**** DATA SEGMENT ****
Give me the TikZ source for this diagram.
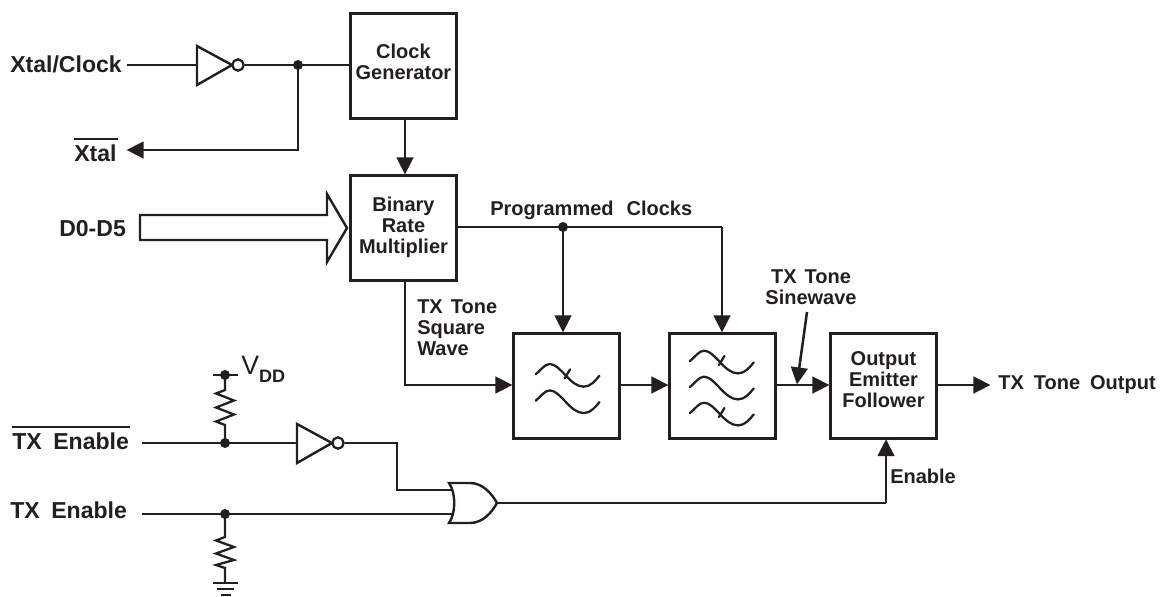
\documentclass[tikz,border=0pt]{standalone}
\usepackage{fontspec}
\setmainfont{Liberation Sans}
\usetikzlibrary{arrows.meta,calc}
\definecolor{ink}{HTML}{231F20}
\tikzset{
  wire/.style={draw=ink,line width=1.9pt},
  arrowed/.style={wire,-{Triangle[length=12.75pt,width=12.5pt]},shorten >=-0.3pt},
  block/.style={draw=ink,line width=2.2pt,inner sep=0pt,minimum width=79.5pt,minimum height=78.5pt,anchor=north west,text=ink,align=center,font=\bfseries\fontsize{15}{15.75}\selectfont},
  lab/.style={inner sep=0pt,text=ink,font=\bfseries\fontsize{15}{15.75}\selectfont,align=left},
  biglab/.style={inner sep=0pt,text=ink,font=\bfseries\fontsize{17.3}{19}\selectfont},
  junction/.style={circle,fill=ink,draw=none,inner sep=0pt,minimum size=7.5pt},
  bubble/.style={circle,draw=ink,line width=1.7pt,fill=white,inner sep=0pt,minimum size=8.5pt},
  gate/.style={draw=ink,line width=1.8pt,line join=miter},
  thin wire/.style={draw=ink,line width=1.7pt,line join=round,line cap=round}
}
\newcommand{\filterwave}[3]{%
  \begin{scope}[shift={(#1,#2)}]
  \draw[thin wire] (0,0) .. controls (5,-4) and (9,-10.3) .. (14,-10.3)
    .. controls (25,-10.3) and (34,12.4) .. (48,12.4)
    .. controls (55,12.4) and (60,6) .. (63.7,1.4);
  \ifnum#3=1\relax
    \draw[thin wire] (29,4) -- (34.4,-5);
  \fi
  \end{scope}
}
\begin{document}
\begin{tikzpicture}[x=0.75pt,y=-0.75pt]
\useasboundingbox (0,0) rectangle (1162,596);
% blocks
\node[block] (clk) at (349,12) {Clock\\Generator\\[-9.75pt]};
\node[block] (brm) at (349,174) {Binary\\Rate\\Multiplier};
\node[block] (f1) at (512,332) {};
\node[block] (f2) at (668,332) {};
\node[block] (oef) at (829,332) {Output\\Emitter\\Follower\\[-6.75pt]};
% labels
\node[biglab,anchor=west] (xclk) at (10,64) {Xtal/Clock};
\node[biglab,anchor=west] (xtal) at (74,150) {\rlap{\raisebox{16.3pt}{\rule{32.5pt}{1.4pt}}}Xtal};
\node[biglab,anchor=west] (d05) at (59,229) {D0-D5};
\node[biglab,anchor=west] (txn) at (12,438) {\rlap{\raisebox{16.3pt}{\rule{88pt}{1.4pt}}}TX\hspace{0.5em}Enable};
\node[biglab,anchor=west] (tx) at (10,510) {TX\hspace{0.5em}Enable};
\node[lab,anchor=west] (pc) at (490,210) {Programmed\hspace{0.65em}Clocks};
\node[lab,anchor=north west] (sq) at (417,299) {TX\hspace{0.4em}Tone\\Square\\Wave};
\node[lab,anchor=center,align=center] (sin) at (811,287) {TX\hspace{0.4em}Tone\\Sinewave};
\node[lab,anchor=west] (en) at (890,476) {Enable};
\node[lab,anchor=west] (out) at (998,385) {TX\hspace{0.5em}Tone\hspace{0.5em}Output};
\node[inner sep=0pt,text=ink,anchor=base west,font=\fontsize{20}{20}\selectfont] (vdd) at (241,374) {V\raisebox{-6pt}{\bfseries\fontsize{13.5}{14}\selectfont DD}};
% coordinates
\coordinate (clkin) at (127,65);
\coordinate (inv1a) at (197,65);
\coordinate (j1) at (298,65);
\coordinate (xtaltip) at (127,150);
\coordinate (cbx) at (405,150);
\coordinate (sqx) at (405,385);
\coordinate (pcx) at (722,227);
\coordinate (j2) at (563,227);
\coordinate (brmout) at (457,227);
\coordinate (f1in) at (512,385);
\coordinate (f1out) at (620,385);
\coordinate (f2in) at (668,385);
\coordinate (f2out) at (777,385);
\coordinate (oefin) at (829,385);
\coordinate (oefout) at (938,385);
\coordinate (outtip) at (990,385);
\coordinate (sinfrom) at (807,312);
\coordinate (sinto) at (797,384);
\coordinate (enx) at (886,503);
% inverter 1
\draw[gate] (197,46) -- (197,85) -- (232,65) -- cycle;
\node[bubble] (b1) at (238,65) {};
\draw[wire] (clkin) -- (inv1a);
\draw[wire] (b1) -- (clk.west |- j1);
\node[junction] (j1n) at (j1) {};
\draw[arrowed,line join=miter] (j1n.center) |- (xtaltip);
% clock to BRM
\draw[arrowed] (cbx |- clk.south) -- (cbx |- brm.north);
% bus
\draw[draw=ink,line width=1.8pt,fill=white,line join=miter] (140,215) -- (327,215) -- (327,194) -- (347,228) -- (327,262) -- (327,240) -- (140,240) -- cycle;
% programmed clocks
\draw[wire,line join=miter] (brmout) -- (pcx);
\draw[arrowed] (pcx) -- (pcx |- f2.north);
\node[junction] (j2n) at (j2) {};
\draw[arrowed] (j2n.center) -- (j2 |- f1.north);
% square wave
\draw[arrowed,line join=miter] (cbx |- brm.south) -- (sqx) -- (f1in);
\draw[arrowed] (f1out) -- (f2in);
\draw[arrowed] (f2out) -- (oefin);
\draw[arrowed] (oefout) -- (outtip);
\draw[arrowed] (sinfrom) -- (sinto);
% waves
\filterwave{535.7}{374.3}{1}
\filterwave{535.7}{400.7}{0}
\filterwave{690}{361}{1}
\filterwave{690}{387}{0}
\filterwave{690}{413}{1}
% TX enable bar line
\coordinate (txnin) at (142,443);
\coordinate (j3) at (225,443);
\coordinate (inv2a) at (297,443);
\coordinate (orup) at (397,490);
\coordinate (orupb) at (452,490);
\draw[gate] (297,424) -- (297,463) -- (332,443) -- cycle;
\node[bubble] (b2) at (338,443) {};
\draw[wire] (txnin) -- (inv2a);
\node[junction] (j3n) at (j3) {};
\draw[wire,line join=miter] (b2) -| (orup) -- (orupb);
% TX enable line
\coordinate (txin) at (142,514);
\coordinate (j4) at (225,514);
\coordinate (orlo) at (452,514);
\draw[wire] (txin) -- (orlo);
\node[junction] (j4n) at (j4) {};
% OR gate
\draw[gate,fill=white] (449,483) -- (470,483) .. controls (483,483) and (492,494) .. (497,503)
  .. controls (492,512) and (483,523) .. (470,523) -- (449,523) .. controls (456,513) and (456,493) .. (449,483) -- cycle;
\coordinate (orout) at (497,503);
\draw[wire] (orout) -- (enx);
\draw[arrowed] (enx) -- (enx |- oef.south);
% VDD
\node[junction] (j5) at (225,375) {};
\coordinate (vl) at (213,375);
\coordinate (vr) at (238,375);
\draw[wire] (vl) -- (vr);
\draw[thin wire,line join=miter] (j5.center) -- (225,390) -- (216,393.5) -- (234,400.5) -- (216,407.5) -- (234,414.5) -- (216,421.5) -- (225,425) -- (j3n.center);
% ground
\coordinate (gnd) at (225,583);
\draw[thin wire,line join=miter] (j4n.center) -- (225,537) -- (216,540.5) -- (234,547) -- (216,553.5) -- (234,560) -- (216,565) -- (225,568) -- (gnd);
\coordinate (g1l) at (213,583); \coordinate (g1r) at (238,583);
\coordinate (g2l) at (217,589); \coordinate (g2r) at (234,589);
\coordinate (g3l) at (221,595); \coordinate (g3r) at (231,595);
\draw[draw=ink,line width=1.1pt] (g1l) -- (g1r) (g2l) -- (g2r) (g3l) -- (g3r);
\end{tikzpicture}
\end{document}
****
GIVEN TASK: Pictures are excluded; output everything else in the data verbatim.

THE SOLUTION:
Give me the TikZ source for this diagram.
\documentclass[tikz,border=0pt]{standalone}
\usepackage{fontspec}
\setmainfont{Liberation Sans}
\usetikzlibrary{arrows.meta,calc}
\definecolor{ink}{HTML}{231F20}
\tikzset{
  wire/.style={draw=ink,line width=1.9pt},
  arrowed/.style={wire,-{Triangle[length=12.75pt,width=12.5pt]},shorten >=-0.3pt},
  block/.style={draw=ink,line width=2.2pt,inner sep=0pt,minimum width=79.5pt,minimum height=78.5pt,anchor=north west,text=ink,align=center,font=\bfseries\fontsize{15}{15.75}\selectfont},
  lab/.style={inner sep=0pt,text=ink,font=\bfseries\fontsize{15}{15.75}\selectfont,align=left},
  biglab/.style={inner sep=0pt,text=ink,font=\bfseries\fontsize{17.3}{19}\selectfont},
  junction/.style={circle,fill=ink,draw=none,inner sep=0pt,minimum size=7.5pt},
  bubble/.style={circle,draw=ink,line width=1.7pt,fill=white,inner sep=0pt,minimum size=8.5pt},
  gate/.style={draw=ink,line width=1.8pt,line join=miter},
  thin wire/.style={draw=ink,line width=1.7pt,line join=round,line cap=round}
}
\newcommand{\filterwave}[3]{%
  \begin{scope}[shift={(#1,#2)}]
  \draw[thin wire] (0,0) .. controls (5,-4) and (9,-10.3) .. (14,-10.3)
    .. controls (25,-10.3) and (34,12.4) .. (48,12.4)
    .. controls (55,12.4) and (60,6) .. (63.7,1.4);
  \ifnum#3=1\relax
    \draw[thin wire] (29,4) -- (34.4,-5);
  \fi
  \end{scope}
}
\begin{document}
\begin{tikzpicture}[x=0.75pt,y=-0.75pt]
\useasboundingbox (0,0) rectangle (1162,596);
% blocks
\node[block] (clk) at (349,12) {Clock\\Generator\\[-9.75pt]};
\node[block] (brm) at (349,174) {Binary\\Rate\\Multiplier};
\node[block] (f1) at (512,332) {};
\node[block] (f2) at (668,332) {};
\node[block] (oef) at (829,332) {Output\\Emitter\\Follower\\[-6.75pt]};
% labels
\node[biglab,anchor=west] (xclk) at (10,64) {Xtal/Clock};
\node[biglab,anchor=west] (xtal) at (74,150) {\rlap{\raisebox{16.3pt}{\rule{32.5pt}{1.4pt}}}Xtal};
\node[biglab,anchor=west] (d05) at (59,229) {D0-D5};
\node[biglab,anchor=west] (txn) at (12,438) {\rlap{\raisebox{16.3pt}{\rule{88pt}{1.4pt}}}TX\hspace{0.5em}Enable};
\node[biglab,anchor=west] (tx) at (10,510) {TX\hspace{0.5em}Enable};
\node[lab,anchor=west] (pc) at (490,210) {Programmed\hspace{0.65em}Clocks};
\node[lab,anchor=north west] (sq) at (417,299) {TX\hspace{0.4em}Tone\\Square\\Wave};
\node[lab,anchor=center,align=center] (sin) at (811,287) {TX\hspace{0.4em}Tone\\Sinewave};
\node[lab,anchor=west] (en) at (890,476) {Enable};
\node[lab,anchor=west] (out) at (998,385) {TX\hspace{0.5em}Tone\hspace{0.5em}Output};
\node[inner sep=0pt,text=ink,anchor=base west,font=\fontsize{20}{20}\selectfont] (vdd) at (241,374) {V\raisebox{-6pt}{\bfseries\fontsize{13.5}{14}\selectfont DD}};
% coordinates
\coordinate (clkin) at (127,65);
\coordinate (inv1a) at (197,65);
\coordinate (j1) at (298,65);
\coordinate (xtaltip) at (127,150);
\coordinate (cbx) at (405,150);
\coordinate (sqx) at (405,385);
\coordinate (pcx) at (722,227);
\coordinate (j2) at (563,227);
\coordinate (brmout) at (457,227);
\coordinate (f1in) at (512,385);
\coordinate (f1out) at (620,385);
\coordinate (f2in) at (668,385);
\coordinate (f2out) at (777,385);
\coordinate (oefin) at (829,385);
\coordinate (oefout) at (938,385);
\coordinate (outtip) at (990,385);
\coordinate (sinfrom) at (807,312);
\coordinate (sinto) at (797,384);
\coordinate (enx) at (886,503);
% inverter 1
\draw[gate] (197,46) -- (197,85) -- (232,65) -- cycle;
\node[bubble] (b1) at (238,65) {};
\draw[wire] (clkin) -- (inv1a);
\draw[wire] (b1) -- (clk.west |- j1);
\node[junction] (j1n) at (j1) {};
\draw[arrowed,line join=miter] (j1n.center) |- (xtaltip);
% clock to BRM
\draw[arrowed] (cbx |- clk.south) -- (cbx |- brm.north);
% bus
\draw[draw=ink,line width=1.8pt,fill=white,line join=miter] (140,215) -- (327,215) -- (327,194) -- (347,228) -- (327,262) -- (327,240) -- (140,240) -- cycle;
% programmed clocks
\draw[wire,line join=miter] (brmout) -- (pcx);
\draw[arrowed] (pcx) -- (pcx |- f2.north);
\node[junction] (j2n) at (j2) {};
\draw[arrowed] (j2n.center) -- (j2 |- f1.north);
% square wave
\draw[arrowed,line join=miter] (cbx |- brm.south) -- (sqx) -- (f1in);
\draw[arrowed] (f1out) -- (f2in);
\draw[arrowed] (f2out) -- (oefin);
\draw[arrowed] (oefout) -- (outtip);
\draw[arrowed] (sinfrom) -- (sinto);
% waves
\filterwave{535.7}{374.3}{1}
\filterwave{535.7}{400.7}{0}
\filterwave{690}{361}{1}
\filterwave{690}{387}{0}
\filterwave{690}{413}{1}
% TX enable bar line
\coordinate (txnin) at (142,443);
\coordinate (j3) at (225,443);
\coordinate (inv2a) at (297,443);
\coordinate (orup) at (397,490);
\coordinate (orupb) at (452,490);
\draw[gate] (297,424) -- (297,463) -- (332,443) -- cycle;
\node[bubble] (b2) at (338,443) {};
\draw[wire] (txnin) -- (inv2a);
\node[junction] (j3n) at (j3) {};
\draw[wire,line join=miter] (b2) -| (orup) -- (orupb);
% TX enable line
\coordinate (txin) at (142,514);
\coordinate (j4) at (225,514);
\coordinate (orlo) at (452,514);
\draw[wire] (txin) -- (orlo);
\node[junction] (j4n) at (j4) {};
% OR gate
\draw[gate,fill=white] (449,483) -- (470,483) .. controls (483,483) and (492,494) .. (497,503)
  .. controls (492,512) and (483,523) .. (470,523) -- (449,523) .. controls (456,513) and (456,493) .. (449,483) -- cycle;
\coordinate (orout) at (497,503);
\draw[wire] (orout) -- (enx);
\draw[arrowed] (enx) -- (enx |- oef.south);
% VDD
\node[junction] (j5) at (225,375) {};
\coordinate (vl) at (213,375);
\coordinate (vr) at (238,375);
\draw[wire] (vl) -- (vr);
\draw[thin wire,line join=miter] (j5.center) -- (225,390) -- (216,393.5) -- (234,400.5) -- (216,407.5) -- (234,414.5) -- (216,421.5) -- (225,425) -- (j3n.center);
% ground
\coordinate (gnd) at (225,583);
\draw[thin wire,line join=miter] (j4n.center) -- (225,537) -- (216,540.5) -- (234,547) -- (216,553.5) -- (234,560) -- (216,565) -- (225,568) -- (gnd);
\coordinate (g1l) at (213,583); \coordinate (g1r) at (238,583);
\coordinate (g2l) at (217,589); \coordinate (g2r) at (234,589);
\coordinate (g3l) at (221,595); \coordinate (g3r) at (231,595);
\draw[draw=ink,line width=1.1pt] (g1l) -- (g1r) (g2l) -- (g2r) (g3l) -- (g3r);
\end{tikzpicture}
\end{document}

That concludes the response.